Related: Obama Decries Trump's Muslim Ban, Asks: 'Where Does This Stop?'

Others assured reporters that Congress would oppose Trump if he tried to implement a religious test for visitors to the United States by executive order.

“Whether it be a Republican president or a Democratic president, I think we will vigorously defend the fact that we're Article I [of the Constitution],” Rep. David Schweikert, R-Ariz., said.

On the other end of the spectrum, Senator Jeff Sessions, R-Ala., Trump’s top ally in the Senate, offered up a rare defense of Trump’s performance.

“It was a good speech. He told the truth about the threat we are facing,” Sessions said. He added that Trump “showed leadership and strength.”

A large chunk of Republicans in the middle, however, seemed content inhabiting an alternate reality, one in which Trump was merely a TV gadfly rather than the presumptive nominee of their party.

"We do not have a nominee until after the convention," Senator Lamar Alexander, R-Tenn., told the Associated Press.

Senator Ted Cruz, who has not endorsed Trump, told reporters that America needs “a commander-in-chief who is clear-eyed and focused on keeping this country safe.”

He did not say whether Trump was that commander-in-chief.

Congressman Patrick McHenry, R-N.C., shrugged when reporters asked if he had any thoughts on Trump’s various pronouncements since the attack.

“No,” he said. "I just left a conference dealing with a [Defense] appropriations bill. That's where I'm focused.”

Asked whether he supported the candidate, McHenry directed the press to call his office.

Sen.
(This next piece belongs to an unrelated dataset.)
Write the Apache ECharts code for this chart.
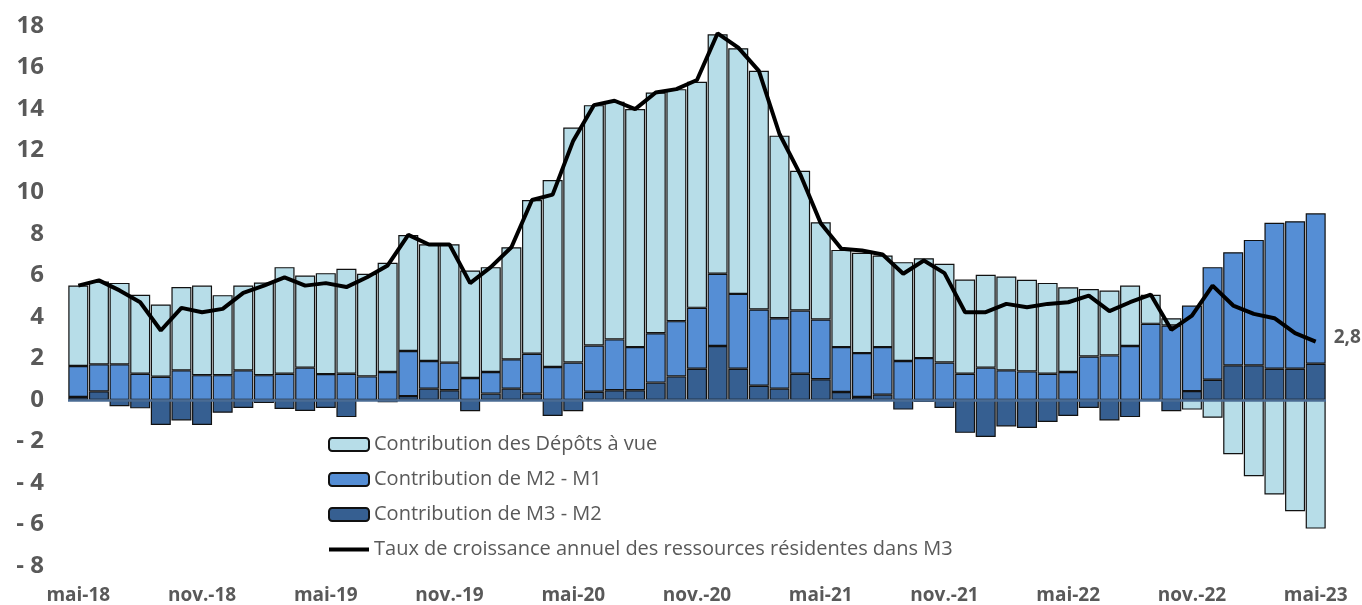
<!DOCTYPE html>
<html>
<head>
<meta charset="utf-8">
<script src="https://cdn.jsdelivr.net/npm/echarts@6/dist/echarts.min.js"></script>
<style>
  html, body { margin: 0; padding: 0; background: #fff; }
  #chart { width: 1362px; height: 605px; }
</style>
</head>
<body>
<div id="chart"></div>
<script>
const months = [
  "mai-18", "juin-18", "juil.-18", "août-18", "sept.-18", "oct.-18", "nov.-18", "déc.-18",
  "janv.-19", "févr.-19", "mars-19", "avr.-19", "mai-19", "juin-19", "juil.-19", "août-19",
  "sept.-19", "oct.-19", "nov.-19", "déc.-19", "janv.-20", "févr.-20", "mars-20", "avr.-20",
  "mai-20", "juin-20", "juil.-20", "août-20", "sept.-20", "oct.-20", "nov.-20", "déc.-20",
  "janv.-21", "févr.-21", "mars-21", "avr.-21", "mai-21", "juin-21", "juil.-21", "août-21",
  "sept.-21", "oct.-21", "nov.-21", "déc.-21", "janv.-22", "févr.-22", "mars-22", "avr.-22",
  "mai-22", "juin-22", "juil.-22", "août-22", "sept.-22", "oct.-22", "nov.-22", "déc.-22",
  "janv.-23", "févr.-23", "mars-23", "avr.-23", "mai-23"
];

// contribution des dépôts à vue
const depotsVue = [
  3.87, 3.99, 3.92, 3.80, 3.48, 4.01, 4.31, 3.85, 4.08, 4.46, 5.13, 4.44, 4.86, 5.05, 4.94, 5.26,
  5.59, 5.62, 5.70, 5.18, 5.05, 5.40, 7.40, 9.00, 11.31, 11.57, 11.44, 11.46, 11.59, 11.17, 10.88, 11.53,
  11.83, 11.49, 8.79, 6.73, 4.68, 4.68, 4.83, 4.41, 4.76, 4.81, 4.75, 4.53, 4.47, 4.52, 4.41, 4.37,
  4.08, 3.25, 3.12, 2.91, 1.40, 0.35, -0.47, -0.86, -2.62, -3.68, -4.56, -5.36, -6.20
];

// contribution de M2 - M1
const m2m1 = [
  1.49, 1.30, 1.71, 1.26, 1.11, 1.42, 1.19, 1.19, 1.42, 1.19, 1.26, 1.55, 1.24, 1.26, 1.13, 1.34,
  2.17, 1.33, 1.33, 1.05, 1.04, 1.41, 1.92, 1.58, 1.80, 2.23, 2.45, 2.08, 2.38, 2.66, 2.93, 3.48,
  3.60, 3.67, 3.39, 3.04, 2.88, 2.16, 2.11, 2.29, 1.87, 2.01, 1.80, 1.26, 1.55, 1.42, 1.37, 1.26,
  1.34, 2.09, 2.14, 2.59, 3.66, 3.58, 4.12, 5.42, 5.45, 6.04, 7.03, 7.10, 7.24
];

// contribution de M3 - M2
const m3m2 = [
  0.14, 0.41, -0.31, -0.41, -1.21, -0.99, -1.21, -0.62, -0.39, -0.15, -0.44, -0.54, -0.39, -0.83, 0.00, -0.12,
  0.18, 0.54, 0.46, -0.55, 0.30, 0.54, 0.30, -0.78, -0.55, 0.39, 0.46, 0.46, 0.83, 1.13, 1.50, 2.59,
  1.50, 0.68, 0.54, 1.26, 0.99, 0.38, 0.14, 0.25, -0.47, -0.10, -0.39, -1.59, -1.79, -1.28, -1.35, -1.07,
  -0.78, -0.39, -0.99, -0.83, -0.05, -0.55, 0.42, 0.97, 1.66, 1.66, 1.50, 1.50, 1.74
];

// taux de croissance annuel des ressources résidentes dans M3
const tauxM3 = [
  5.50, 5.75, 5.27, 4.70, 3.34, 4.43, 4.22, 4.38, 5.15, 5.50, 5.90, 5.50, 5.62, 5.43, 5.90, 6.47,
  7.94, 7.48, 7.48, 5.62, 6.39, 7.35, 9.62, 9.88, 12.48, 14.19, 14.40, 14.00, 14.80, 14.96, 15.40, 17.65,
  16.96, 15.84, 12.80, 10.87, 8.50, 7.27, 7.19, 7.00, 6.07, 6.71, 6.10, 4.22, 4.22, 4.62, 4.46, 4.62,
  4.70, 5.02, 4.27, 4.70, 5.07, 3.37, 4.06, 5.50, 4.54, 4.14, 3.93, 3.21, 2.80
];

const yTicks = { min: -8, max: 18, interval: 2 };

const textGray = "#595959";
const fontFamily = "'Open Sans', 'Noto Sans', sans-serif";

const names = {
  dav: "Contribution des Dépôts à vue",
  m2: "Contribution de M2 - M1",
  m3: "Contribution de M3 - M2",
  taux: "Taux de croissance annuel des ressources résidentes dans M3"
};

// thick line icon for the legend (invisible corner points keep the 40x13 box)
const lineIcon = "path://M0,0L0,0M0,4.5L40,4.5L40,8.5L0,8.5ZM40,13L40,13";

function barSeries(name, data, color) {
  return {
    name: name,
    type: "bar",
    stack: "contrib",
    barCategoryGap: "3%",
    data: data,
    itemStyle: {
      color: color,
      borderColor: "#111",
      borderWidth: 1.2
    },
    emphasis: { disabled: true }
  };
}

const chart = echarts.init(document.getElementById("chart"));
chart.setOption({
  animation: false,
  textStyle: { fontFamily: fontFamily },
  grid: { left: 68, right: 36, top: 26, bottom: 38 },
  legend: {
    orient: "vertical",
    left: 323,
    top: 427,
    itemWidth: 40,
    itemHeight: 13,
    itemGap: 10,
    data: [
      names.dav,
      names.m2,
      names.m3,
      { name: names.taux, icon: lineIcon, itemStyle: { color: "#000", borderWidth: 0 } }
    ],
    textStyle: { color: textGray, fontSize: 20, fontFamily: fontFamily, lineHeight: 25 }
  },
  xAxis: {
    type: "category",
    data: months,
    axisLine: { show: false, onZero: false },
    axisTick: { show: false },
    axisLabel: {
      interval: 5,
      color: textGray,
      fontWeight: "bold",
      fontSize: 19,
      margin: 20
    }
  },
  yAxis: {
    type: "value",
    min: yTicks.min,
    max: yTicks.max,
    interval: yTicks.interval,
    splitLine: { show: false },
    axisLine: { show: false },
    axisTick: { show: false },
    axisLabel: {
      color: textGray,
      fontWeight: "bold",
      fontSize: 24,
      margin: 24,
      formatter: function (v) {
        return v < 0 ? "- " + Math.abs(v) : String(v);
      }
    }
  },
  series: [
    barSeries(names.m3, m3m2, "#365f91"),
    barSeries(names.m2, m2m1, "#558ed5"),
    barSeries(names.dav, depotsVue, "#b7dde8"),
    {
      name: names.taux,
      type: "line",
      data: tauxM3,
      symbol: "none",
      z: 5,
      lineStyle: { color: "#000", width: 4 },
      itemStyle: { color: "#000" },
      endLabel: {
        show: true,
        distance: 18,
        offset: [0, -4],
        color: textGray,
        fontWeight: "bold",
        fontSize: 19,
        formatter: function (p) {
          return String(p.value).replace(".", ",");
        }
      },
      markLine: {
        silent: true,
        symbol: "none",
        label: { show: false },
        lineStyle: { color: "#4a6b93", width: 2.5, type: "solid" },
        data: [{ yAxis: 0 }]
      },
      emphasis: { disabled: true }
    }
  ]
});
</script>
</body>
</html>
Richard Burr, R-N.C., told a reporter who asked for a response to Trump’s dark insinuations about Obama’s loyalty that they “need to take that up with the Trump campaign.”

Shortly afterward, Trump issued a statement to the Associated Press saying the president "continues to prioritize our enemy over our allies, and for that matter, the American people.”
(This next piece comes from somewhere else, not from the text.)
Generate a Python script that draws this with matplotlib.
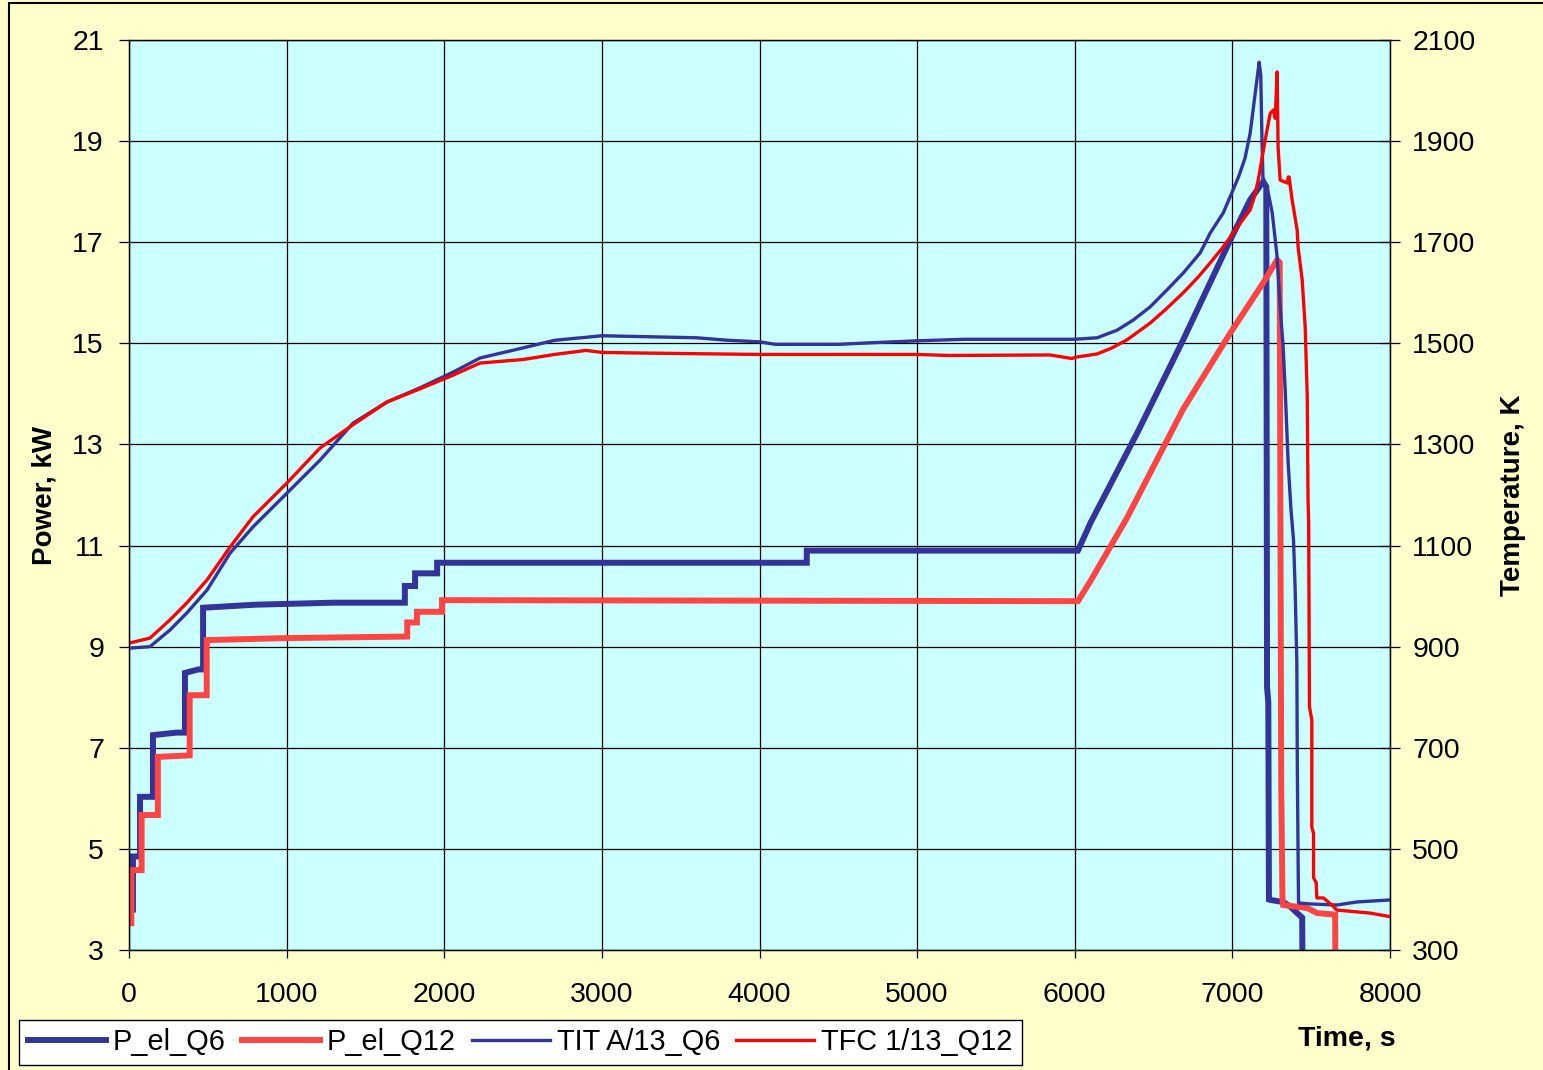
import numpy as np
import matplotlib
matplotlib.use("Agg")
import matplotlib.pyplot as plt
from matplotlib.patches import Rectangle

plt.rcParams['font.family'] = ['Liberation Sans', 'DejaVu Sans']

# electric power, kW (time in s)
t_pq6 = [0, 25, 25, 70, 70, 152, 152, 300, 355, 355, 440, 470, 470, 800, 1300,
         1750, 1750, 1815, 1815, 1955, 1955, 4300, 4300, 6020, 6100, 6400, 6688,
         6986, 7113, 7196, 7215, 7220, 7228, 7232, 7240, 7322, 7367, 7411, 7443, 7445]
p_q6 = [3.8, 3.8, 4.85, 4.85, 6.03, 6.03, 7.25, 7.3, 7.3, 8.48, 8.55, 8.55, 9.77, 9.83, 9.87,
        9.87, 10.2, 10.2, 10.45, 10.45, 10.66, 10.66, 10.9, 10.9, 11.45, 13.25, 15.07,
        17.04, 17.84, 18.2, 18.1, 8.2, 7.9, 4.0, 3.99, 3.95, 3.86, 3.73, 3.64, 2.5]

t_pq12 = [0, 15, 15, 80, 80, 183, 183, 385, 385, 493, 493, 1000, 1765, 1765, 1827, 1827,
          1986, 1986, 6020, 6100, 6332, 6688, 6986, 7196, 7284, 7300, 7310, 7318,
          7322, 7475, 7538, 7652, 7654]
p_q12 = [3.53, 3.53, 4.58, 4.58, 5.67, 5.67, 6.82, 6.85, 8.04, 8.04, 9.13, 9.17, 9.2, 9.48, 9.48, 9.69,
         9.69, 9.92, 9.9, 10.3, 11.55, 13.7, 15.2, 16.2, 16.65, 16.6, 6.2, 4.0,
         3.89, 3.83, 3.73, 3.7, 2.5]

# temperatures, K
t_tit = [0, 133, 260, 368, 495, 641, 787, 1003, 1212, 1421, 1637, 1846, 2056, 2227,
         2500, 2700, 3000, 3300, 3600, 3800, 4000, 4100, 4500, 4700, 5000, 5300, 6000,
         6142, 6269, 6371, 6478, 6586, 6688, 6796, 6859, 6942, 6986, 7040, 7080,
         7113, 7145, 7170, 7180, 7188, 7195, 7220,
         7253, 7284, 7303, 7322, 7335, 7354, 7372, 7388, 7398, 7409, 7412, 7418, 7420,
         7500, 7663, 7790, 8000]
T_tit = [897, 900, 933, 967, 1012, 1085, 1137, 1204, 1269, 1342, 1384, 1412, 1443, 1471,
         1491, 1506, 1515, 1513, 1511, 1506, 1503, 1498, 1498, 1501, 1505, 1508, 1508,
         1511, 1526, 1546, 1572, 1606, 1639, 1679, 1718, 1758, 1790, 1830, 1866,
         1916, 1995, 2056, 2030, 1900, 1815, 1809,
         1758, 1671, 1572, 1493, 1408, 1263, 1170, 1111, 1016, 868, 662, 445, 393,
         391, 389, 395, 399]

t_tfc = [0, 133, 260, 368, 495, 641, 787, 1003, 1212, 1421, 1637, 1846, 2056, 2227,
         2500, 2700, 2900, 3000, 3200, 4000, 5000, 5200, 5844, 5980, 6015, 6142, 6230,
         6332, 6478, 6580, 6688, 6780, 6859, 6940, 7005, 7060, 7113, 7140, 7164, 7208,
         7240, 7262, 7272, 7284, 7290, 7303,
         7350, 7354, 7360, 7379, 7411, 7417, 7443, 7462, 7475, 7480, 7484, 7489, 7504,
         7504, 7515, 7515, 7532, 7536, 7578, 7631, 7663, 7874, 8000]
T_tfc = [907, 917, 953, 987, 1032, 1097, 1157, 1224, 1293, 1339, 1384, 1410, 1437, 1461,
         1468, 1478, 1486, 1482, 1481, 1478, 1478, 1476, 1477, 1470, 1473, 1479, 1490,
         1507, 1540, 1568, 1600, 1630, 1659, 1690, 1718, 1742, 1764, 1790, 1823, 1902,
         1955, 1962, 1945, 2037, 1888, 1823,
         1817, 1829, 1829, 1784, 1724, 1690, 1625, 1532, 1394, 1190, 1145, 781, 755,
         543, 531, 443, 433, 403, 403, 389, 379, 373, 366]

x_ticks = np.arange(0, 8001, 1000)
p_ticks = np.arange(3, 22, 2)
T_ticks = np.arange(300, 2101, 200)

fig = plt.figure(figsize=(15.43, 10.70), dpi=100, facecolor='#FFFFCC')
ax = fig.add_axes([129/1543, 1-950/1070, (1390-129)/1543, (950-40)/1070])
ax.set_facecolor('#CCFFFF')
ax2 = ax.twinx()

l1, = ax.plot(t_pq6, p_q6, color='#333399', lw=4.3, solid_joinstyle='miter', label='P_el_Q6')
l2, = ax.plot(t_pq12, p_q12, color='#FF4444', lw=4.3, solid_joinstyle='miter', label='P_el_Q12')
l3, = ax2.plot(t_tit, T_tit, color='#333399', lw=2.4, label='TIT A/13_Q6')
l4, = ax2.plot(t_tfc, T_tfc, color='#FF0000', lw=2.4, label='TFC 1/13_Q12')

ax.set_xlim(0, 8000)
ax.set_ylim(3, 21)
ax2.set_ylim(300, 2100)
ax.set_xticks(x_ticks)
ax.set_yticks(p_ticks)
ax2.set_yticks(T_ticks)
ax.grid(True, color='black', lw=0.9)

for a in (ax, ax2):
    for s in a.spines.values():
        s.set_color('black')
        s.set_linewidth(0.9)

ax.tick_params(axis='x', direction='out', length=6, width=0.9, pad=17, labelsize=20.5)
ax.tick_params(axis='y', direction='out', length=7, width=0.9, pad=11, labelsize=20.5)
ax2.tick_params(axis='y', direction='inout', length=14, width=0.9, pad=9, labelsize=20.5)

ax.set_ylabel('Power, kW', fontsize=20, fontweight='bold')
ax.yaxis.set_label_coords(-0.057, 0.5)
ax2.set_ylabel('Temperature, K', fontsize=20, fontweight='bold')
ax2.yaxis.set_label_coords(1.087, 0.5)

fig.text(1347/1543, 1-1038/1070, 'Time, s', ha='center', va='center',
         fontsize=20.5, fontweight='bold')

leg = fig.legend(handles=[l1, l2, l3, l4], loc='lower left', ncol=4,
                 bbox_to_anchor=(19/1543, 5/1070), fontsize=20.8, frameon=True,
                 fancybox=False, edgecolor='black', facecolor='white', framealpha=1,
                 handlelength=2.7, handletextpad=0.25, columnspacing=0.55,
                 borderpad=0.3, borderaxespad=0)
leg.get_frame().set_linewidth(1.0)

# outer chart border
fig.patches.append(Rectangle((9/1543, -0.01), 1.0, 1-3/1070+0.01, transform=fig.transFigure,
                             fill=False, edgecolor='black', lw=1.5))

fig.savefig('out.png', dpi=100, facecolor=fig.get_facecolor())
Democrats sounded determined to force the other side to acknowledge their own nominee and make their opinions known about his most inflammatory proposals over the next four-plus months. In overlapping appearances on Tuesday, Obama and Clinton each condemned Trump’s recent comments and pressured Republicans to do the same.
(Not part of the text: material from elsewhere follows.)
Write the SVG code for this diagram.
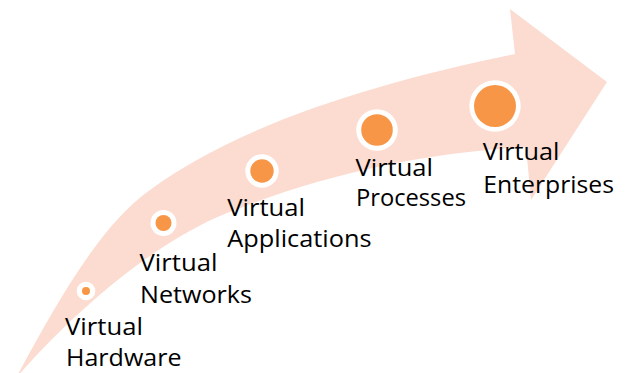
<svg xmlns="http://www.w3.org/2000/svg" width="628" height="373" viewBox="0 0 628 373">
  <style>
    .ring { fill: #ffffff; }
    .dot { fill: #f79646; }
    .label { font-family: "Open Sans", "Noto Sans", "Liberation Sans", sans-serif; font-size: 24px; fill: #000000; }
  </style>
  <rect width="628" height="373" fill="#ffffff"/>

  <!-- curved progress arrow -->
  <g id="connectors">
    <path id="progress-arrow" fill="#fcdcd0"
          d="M16,378 C60,296 102,224 150,190 C245,120.6 385,81 515,54 L510,9 L607,82 L531,200 L526,147 C426,153 327,173 227,213 C157,241 77,308 16,378 Z"/>
  </g>

  <g id="virtual-hardware">
    <circle class="ring" cx="86" cy="291" r="9.3"/>
    <circle class="dot" cx="86" cy="291" r="4"/>
    <text class="label" x="65" y="335" textLength="78" lengthAdjust="spacingAndGlyphs">Virtual</text>
    <text class="label" x="66" y="366" textLength="115.5" lengthAdjust="spacingAndGlyphs">Hardware</text>
  </g>

  <g id="virtual-networks">
    <circle class="ring" cx="163.5" cy="223" r="13"/>
    <circle class="dot" cx="163.5" cy="223" r="8"/>
    <text class="label" x="139.5" y="271" textLength="78" lengthAdjust="spacingAndGlyphs">Virtual</text>
    <text class="label" x="140" y="303" textLength="112" lengthAdjust="spacingAndGlyphs">Networks</text>
  </g>

  <g id="virtual-applications">
    <circle class="ring" cx="262" cy="171" r="16.7"/>
    <circle class="dot" cx="262" cy="171" r="11.7"/>
    <text class="label" x="227.3" y="215.5" textLength="77.7" lengthAdjust="spacingAndGlyphs">Virtual</text>
    <text class="label" x="227.3" y="246.5" textLength="144.3" lengthAdjust="spacingAndGlyphs">Applications</text>
  </g>

  <g id="virtual-processes">
    <circle class="ring" cx="377" cy="130" r="20.8"/>
    <circle class="dot" cx="377" cy="130" r="15.8"/>
    <text class="label" x="355.5" y="175.5" textLength="77.5" lengthAdjust="spacingAndGlyphs">Virtual</text>
    <text class="label" x="356" y="206" textLength="110" lengthAdjust="spacingAndGlyphs">Processes</text>
  </g>

  <g id="virtual-enterprises">
    <circle class="ring" cx="495" cy="106" r="25.7"/>
    <circle class="dot" cx="495" cy="106" r="21"/>
    <text class="label" x="482.7" y="159.5" textLength="76.7" lengthAdjust="spacingAndGlyphs">Virtual</text>
    <text class="label" x="483.3" y="192.5" textLength="130.7" lengthAdjust="spacingAndGlyphs">Enterprises</text>
  </g>
</svg>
Related: After Orlando, Donald Trump Would Expand Muslim Immigrant Ban

“Will responsible Republican leaders stand up to their presumptive nominee, or will they stand up his accusation about our President?” Clinton said in a speech in Pittsburgh.

“Do Republican officials actually agree with this?” Obama said after a meeting with his National Security Council in D.C.

Trump, in a speech in Greensboro that night, responded that Obama was "more angry at me than he was at the shooter."

The Republican National Committee, headquartered a few blocks away from Congress, issued a detailed response of its own saying Democrats “have lost the national security debate” and accusing Obama and Clinton of abetting the rise of ISIS by withdrawing too quickly from Iraq.

Missing from it, however, were the words “Donald Trump” — or any indication that Clinton faced an opponent at all.

This release was on the RNC’s website, which as of Tuesday afternoon did not feature a single photo or mention of Trump on its homepage. Nor did Trump appear in the headlines of recent posts on the site’s blog.

The blog did contain a holiday message from GOP chairman Reince Priebus, however: “Best wishes to all those who are celebrating the Muslim holy month of Ramadan.”